Par Nonibeau Gagnon-Thibeault – Journaliste
Comment est-ce que la langue peut amener le caractère authentique d’une culture et d’une identité? C’est ce que s’est demandé Isabelle Violette, professeure adjointe de linguistique à l’Université de Moncton, lors de sa conférence intitulée « Tu viens d’où? Immigration, authenticité et français canadien », en partenariat avec la Chaire de recherche sur la francophonie et les politiques publiques (CRFPP) au pavillon des Sciences sociales de l’Université d’Ottawa.
Lors de ses études, Mme Violette a remarqué que le chiac, dialecte acadien, est un gage qu’une personne est authentiquement acadienne. C’est aussi avec cette particularité que plusieurs artistes acadiens se distinguent. Le mélange de français et d’anglais ainsi que l’accent du chiac « leur octroient une visibilité », affirme Violette. Toutefois, cette approche de marketing a un double tranchant. « Certains artistes s’insurgent qu’on les réduise à leur façon de parler », explique-t-elle.
Donc, autant l’usage du chiac peut être la preuve qu’une personne est « authentiquement » acadienne, autant cela peut être trop réducteur lorsqu’on décrit l’identité d’une personne.
Différenciation
C’est une problématique qui revient également dans le domaine de l’immigration en Acadie. Comme l’explique Mme Violette, le chiac est souvent vu par la population comme ce qui différencie un « vrai Acadien » d’un étranger. La maîtrise de ce trait culturel devient alors un enjeu vital pour plusieurs nouveaux arrivants acadiens.
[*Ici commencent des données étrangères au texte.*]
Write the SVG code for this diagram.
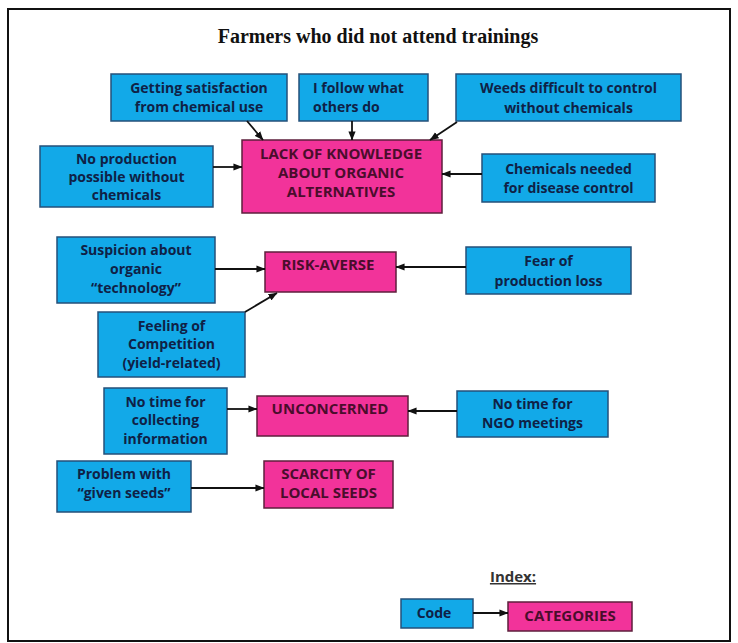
<svg xmlns="http://www.w3.org/2000/svg" width="738" height="643" viewBox="0 0 738 643">
<defs>
<marker id="ah" viewBox="0 0 10 10" refX="9.5" refY="5" markerWidth="9" markerHeight="8" orient="auto" markerUnits="userSpaceOnUse" preserveAspectRatio="none">
<path d="M0,0.5 L10,5 L0,9.5 z" fill="#111"/>
</marker>
<style>
.code{fill:#12a9e8;stroke:#24507a;stroke-width:1.5}
.cat{fill:#f2339a;stroke:#5e1f3c;stroke-width:1.5}
.ct{font-family:"Open Sans",Lato,sans-serif;font-weight:bold;font-size:14px;fill:#0f2146;text-anchor:middle}
.kt{font-family:"Open Sans",Lato,sans-serif;font-weight:bold;font-size:15px;fill:#4a0d2c;text-anchor:middle}
.ln{stroke:#111;stroke-width:1.8;fill:none;marker-end:url(#ah)}
</style>
</defs>
<rect x="0" y="0" width="738" height="643" fill="#fff"/>
<rect x="8" y="9" width="722" height="632" fill="none" stroke="#111" stroke-width="2"/>
<text x="378" y="43" font-family="Liberation Serif,serif" font-weight="bold" font-size="20" text-anchor="middle" fill="#111">Farmers who did not attend trainings</text>

<g id="n-getting"><rect class="code" x="111" y="74" width="176" height="47"/><text class="ct" x="199" y="93">Getting satisfaction</text><text class="ct" x="199" y="112">from chemical use</text></g>
<g id="n-follow"><rect class="code" x="299" y="74" width="129" height="47"/><text class="ct" x="313" y="93" style="text-anchor:start">I follow what</text><text class="ct" x="313" y="112" style="text-anchor:start">others do</text></g>
<g id="n-weeds"><rect class="code" x="456" y="74" width="225" height="47"/><text class="ct" x="568.5" y="93">Weeds difficult to control</text><text class="ct" x="568.5" y="113">without chemicals</text></g>
<g id="n-noprod"><rect class="code" x="40" y="146" width="173" height="61"/><text class="ct" x="126.5" y="164">No production</text><text class="ct" x="126.5" y="182">possible without</text><text class="ct" x="126.5" y="200">chemicals</text></g>
<g id="n-lack"><rect class="cat" x="242" y="140" width="200" height="73"/><text class="kt" x="341" y="159">LACK OF KNOWLEDGE</text><text class="kt" x="341" y="178">ABOUT ORGANIC</text><text class="kt" x="341" y="197">ALTERNATIVES</text></g>
<g id="n-chem"><rect class="code" x="482" y="154" width="173" height="48"/><text class="ct" x="568.5" y="174">Chemicals needed</text><text class="ct" x="568.5" y="193">for disease control</text></g>

<g id="n-susp"><rect class="code" x="57" y="237" width="158" height="66"/><text class="ct" x="136" y="255">Suspicion about</text><text class="ct" x="136" y="274">organic</text><text class="ct" x="136" y="293">“technology”</text></g>
<g id="n-risk"><rect class="cat" x="265" y="252" width="131" height="40"/><text class="kt" x="328" y="270">RISK-AVERSE</text></g>
<g id="n-fear"><rect class="code" x="466" y="247" width="165" height="47"/><text class="ct" x="548.5" y="266">Fear of</text><text class="ct" x="548.5" y="286">production loss</text></g>
<g id="n-feel"><rect class="code" x="98" y="312" width="147" height="65"/><text class="ct" x="171.5" y="331">Feeling of</text><text class="ct" x="171.5" y="349">Competition</text><text class="ct" x="171.5" y="368">(yield-related)</text></g>

<g id="n-notime"><rect class="code" x="104" y="388" width="123" height="66"/><text class="ct" x="165.5" y="407">No time for</text><text class="ct" x="165.5" y="425">collecting</text><text class="ct" x="165.5" y="444">information</text></g>
<g id="n-uncon"><rect class="cat" x="257" y="396" width="151" height="40"/><text class="kt" x="330" y="414">UNCONCERNED</text></g>
<g id="n-ngo"><rect class="code" x="457" y="391" width="151" height="46"/><text class="ct" x="532.5" y="409">No time for</text><text class="ct" x="532.5" y="428">NGO meetings</text></g>

<g id="n-problem"><rect class="code" x="57" y="461" width="134" height="51"/><text class="ct" x="124" y="479">Problem with</text><text class="ct" x="124" y="498">“given seeds”</text></g>
<g id="n-scarcity"><rect class="cat" x="264" y="461" width="129" height="47"/><text class="kt" x="328.5" y="479">SCARCITY OF</text><text class="kt" x="328.5" y="498">LOCAL SEEDS</text></g>

<g id="index">
<text x="513" y="582" font-family="Open Sans,sans-serif" font-weight="bold" font-size="15" fill="#333" text-anchor="middle" text-decoration="underline">Index:</text>
<g id="n-code"><rect class="code" x="401" y="599" width="72" height="29"/><text class="ct" x="434" y="618">Code</text></g>
<g id="n-categories"><rect class="cat" x="508" y="602" width="124" height="29"/><text class="kt" x="570" y="621">CATEGORIES</text></g>
</g>

<g id="connectors">
<path class="ln" d="M247,121 L263,140"/>
<path class="ln" d="M352,121 L352,140"/>
<path class="ln" d="M457,122 L430,140"/>
<path class="ln" d="M213,167 L242,167"/>
<path class="ln" d="M482,174 L442,174"/>
<path class="ln" d="M215,269 L265,269"/>
<path class="ln" d="M466,267 L396,267"/>
<path class="ln" d="M245,312 L277,293"/>
<path class="ln" d="M227,409 L257,409"/>
<path class="ln" d="M457,411 L408,411"/>
<path class="ln" d="M191,488 L264,488"/>
<path class="ln" d="M473,613 L508,613"/>
</g>
</svg>
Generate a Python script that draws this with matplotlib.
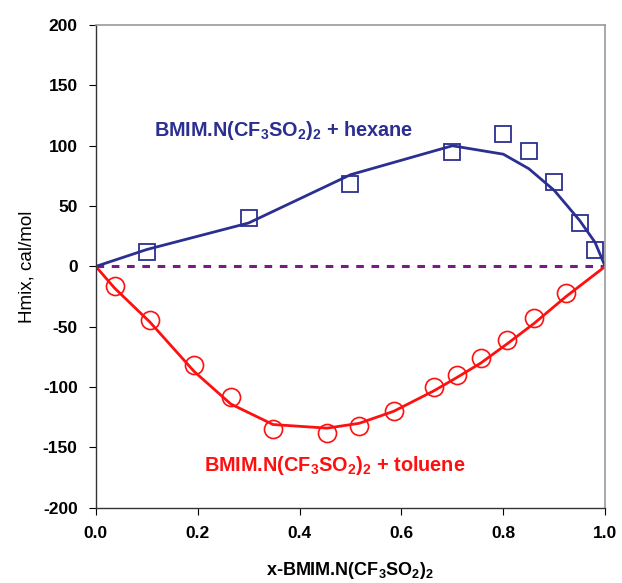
import matplotlib
matplotlib.use("Agg")
import matplotlib.pyplot as plt

plt.rcParams['font.family'] = ['Liberation Sans', 'DejaVu Sans']
plt.rcParams['mathtext.fontset'] = 'custom'
plt.rcParams['mathtext.rm'] = 'Liberation Sans:bold'
plt.rcParams['mathtext.bf'] = 'Liberation Sans:bold'
plt.rcParams['mathtext.default'] = 'bf'
plt.rcParams['axes.unicode_minus'] = False

# Hexane data (squares) and fitted line
hex_x = [0.10, 0.30, 0.50, 0.70, 0.80, 0.85, 0.90, 0.95, 0.98]
hex_y = [12, 40, 68, 95, 110, 96, 70, 36, 14]
hex_fit_x = [0.0, 0.10, 0.30, 0.50, 0.70, 0.80, 0.85, 0.90, 0.95, 0.98, 1.0]
hex_fit_y = [0, 14, 36, 76, 100, 93, 81, 63, 38, 20, 0]

# Toluene data (circles) and fitted line
tol_x = [0.037, 0.106, 0.193, 0.265, 0.348, 0.454, 0.517, 0.585, 0.664, 0.709, 0.756, 0.808, 0.861, 0.923]
tol_y = [-16, -44, -82, -108, -135, -138, -132, -120, -100, -90, -76, -61, -43, -22]
tol_fit_x = [0.0, 0.037, 0.106, 0.193, 0.265, 0.348, 0.454, 0.517, 0.585, 0.664, 0.709, 0.756, 0.808, 0.861, 0.923, 1.0]
tol_fit_y = [0, -18, -46, -87, -114, -131, -134, -130, -120, -103, -92, -80, -64, -47, -25, 0]

zero_x = [0.0, 1.0]
zero_y = [0, 0]

navy = '#2B2F8F'
red = '#FF1010'

fig = plt.figure(figsize=(6.22, 5.83), dpi=100)
ax = fig.add_axes([0.154, 0.129, 0.819, 0.828])

ax.plot(zero_x, zero_y, color='#7B1A86', lw=2.2, ls=(0, (2.5, 2.5)), zorder=1)
ax.plot(hex_fit_x, hex_fit_y, color=navy, lw=2.0, zorder=2)
ax.plot(hex_x, hex_y, ls='none', marker='s', ms=12, mfc='none', mec=navy, mew=1.3, zorder=3)
ax.plot(tol_fit_x, tol_fit_y, color=red, lw=2.0, zorder=2)
ax.plot(tol_x, tol_y, ls='none', marker='o', ms=13, mfc='none', mec=red, mew=1.2, zorder=3)

ax.set_xlim(0, 1.0)
ax.set_ylim(-200, 200)
ax.set_xticks([0.0, 0.2, 0.4, 0.6, 0.8, 1.0])
ax.set_xticklabels(['0.0', '0.2', '0.4', '0.6', '0.8', '1.0'])
ax.set_yticks(range(-200, 201, 50))
ax.tick_params(direction='out', length=5, width=0.8, labelsize=12.5, pad=8)
for lab in ax.get_xticklabels() + ax.get_yticklabels():
    lab.set_fontweight('bold')

for s in ['top', 'right']:
    ax.spines[s].set_color('#999999')
    ax.spines[s].set_linewidth(1.2)
for s in ['left', 'bottom']:
    ax.spines[s].set_color('#333333')
    ax.spines[s].set_linewidth(1.0)

ax.set_xlabel('x-BMIM.N(CF$_3$SO$_2$)$_2$', fontsize=13, fontweight='bold', labelpad=14)
ax.set_ylabel('Hmix, cal/mol', fontsize=13.5, labelpad=5)

ax.text(0.115, 113, 'BMIM.N(CF$_3$SO$_2$)$_2$ + hexane', color=navy, fontsize=14.3,
        fontweight='bold', ha='left', va='center')
ax.text(0.212, -165, 'BMIM.N(CF$_3$SO$_2$)$_2$ + toluene', color=red, fontsize=14.3,
        fontweight='bold', ha='left', va='center')

fig.savefig('out.png', dpi=100)
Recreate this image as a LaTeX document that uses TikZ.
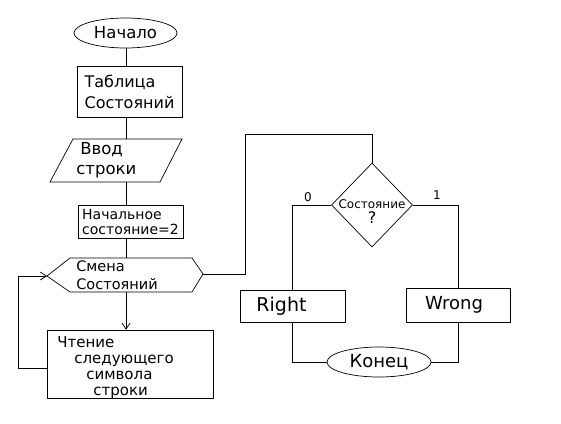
\documentclass[tikz,border=0pt]{standalone}
\usepackage{fontspec}
\setmainfont{DejaVu Sans}
\usetikzlibrary{shapes.geometric,calc,arrows.meta}
\begin{document}
\begin{tikzpicture}[x=1pt,y=-1pt, line width=0.7pt,
  box/.style={draw, rectangle, inner sep=0pt},
  term/.style={draw, ellipse, inner sep=0pt},
  txt/.style={align=left, inner sep=0pt},
  arr/.style={-{Straight Barb[length=6pt,width=8pt]}}]
\useasboundingbox (0,0) rectangle (561,423);
\coordinate (sp) at (126,0);
% start
\node[term, minimum width=103pt, minimum height=30pt, font=\fontsize{16.5}{18}\selectfont] (start) at (125.5,33) {Начало};
% table
\node[box, minimum width=105pt, minimum height=51pt, align=left, font=\fontsize{16}{21}\selectfont] (table) at (129.5,91.5) {Таблица\\Состояний};
% input parallelogram
\node[txt, anchor=west, font=\fontsize{16.5}{20}\selectfont] (input) at (76,160.5) {\hspace{4pt}Ввод\\строки};
\coordinate (inC) at (116,160.5);
\coordinate (inT) at (116,139);
\coordinate (inB) at (116,182);
\draw ($(inC)+(-66,21.5)$) -- ($(inC)+(-43,-21.5)$) -- ($(inC)+(66,-21.5)$) -- ($(inC)+(44,21.5)$) -- cycle;
% init
\node[box, minimum width=105pt, minimum height=33pt, align=left, font=\fontsize{14}{15}\selectfont] (init) at (130.5,221.5) {Начальное\\состояние=2};
% hexagon
\node[txt, font=\fontsize{14.5}{18}\selectfont] (hex) at (117,275) {Смена\\Состояний};
\coordinate (hexL) at (47,276);
\coordinate (hexTL) at (70,258);
\coordinate (hexTR) at (192,258);
\coordinate (hexR) at (203,274);
\coordinate (hexBR) at (192,292);
\coordinate (hexBL) at (70,292);
\coordinate (hexT) at (126,258);
\coordinate (hexB) at (126,292);
\draw (hexL) -- (hexTL) -- (hexTR) -- (hexR) -- (hexBR) -- (hexBL) -- cycle;
% read
\node[box, minimum width=166pt, minimum height=68pt] (read) at (130,364) {};
\node[txt, anchor=north west, font=\fontsize{15}{16}\selectfont] (readtxt) at (57,336) {Чтение\\\hspace{17pt}следующего\\\hspace{29pt}символа\\\hspace{36pt}строки};
% spine
\draw (start.south -| sp) -- (table.north -| sp);
\draw (table.south -| sp) -- (inT -| sp);
\draw (inB -| sp) -- (init.north -| sp);
\draw (init.south -| sp) -- (hexT -| sp);
\draw[arr] (hexB -| sp) -- (read.north -| sp);
% loop back
\draw[arr] ($(read.west)+(0,4)$) -- ++(-28,0) |- (hexL);
% decision
\node[draw, diamond, minimum width=81pt, minimum height=84pt, inner sep=0pt] (dia) at (372,205) {};
\node[align=center, inner sep=0pt, font=\fontsize{12}{15}\selectfont] (diatxt) at (372,212) {Состояние\\{\fontsize{16}{16}\selectfont ?}};
\draw (hexR) -- ++(42,0) |- ($(dia.north)+(0,-28)$) -- (dia.north);
% branches
\node[box, minimum width=105pt, minimum height=32pt, font=\fontsize{19}{20}\selectfont] (right) at (292.5,306) {\hspace{-22pt}Right};
\node[box, minimum width=104pt, minimum height=34pt, font=\fontsize{18}{20}\selectfont] (wrong) at (458,305) {\hspace{-8pt}Wrong};
\node[term, minimum width=104pt, minimum height=30pt, font=\fontsize{18}{20}\selectfont] (end) at (379,362) {Конец};
\draw (dia.west) -| (right.north);
\draw (dia.east) -| (wrong.north);
\node[font=\fontsize{12}{14}\selectfont] (l0) at (308,197) {0};
\node[font=\fontsize{12}{14}\selectfont] (l1) at (437,195) {1};
\draw (right.south) |- (end.west);
\draw (wrong.south) |- (end.east);
\end{tikzpicture}
\end{document}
La professeure donne l’exemple de Mohammed, un étudiant international originaire du Maroc qui est maintenant installé à Moncton. Il a une « hyper conscience du processus de différenciation » basé sur son nom, son origine et « sa face d’étranger » comme il le dit lui-même, remarque Violette. « Quand je rencontre quelqu’un pour la première fois, tu peux voir qu’il est surpris », raconte Mohammed.
Authenticité
Le fait qu’il parle chiac est ce qui lui permet de se faire voir comme acadien, mais cela a ses limites. Pour d’autres immigrants, l’élément d’authenticité qu’apporte le chiac peut s’effacer par d’autres caractères qui semblent trop anormaux pour un Acadien typique.
Sur la scène culturelle, l’Acadie pourrait voir une transformation de son authenticité dans les années à venir, comme cela a été le cas à Montréal, croit Violette. « Il y a des groupes de musique qui font leur art avec du franglais, mais cet usage du franglais est lié à leur territoire montréalais. Au Nouveau-Brunswick, jusqu’à présent, il n’y a pas eu vraiment beaucoup d’artistes qui sont issus de l’immigration qui se produisent, mais ça serait intéressant de voir dans les prochaines années […] parce qu’il y a une augmentation de la population qui sont des jeunes immigrants », analyse-t-elle.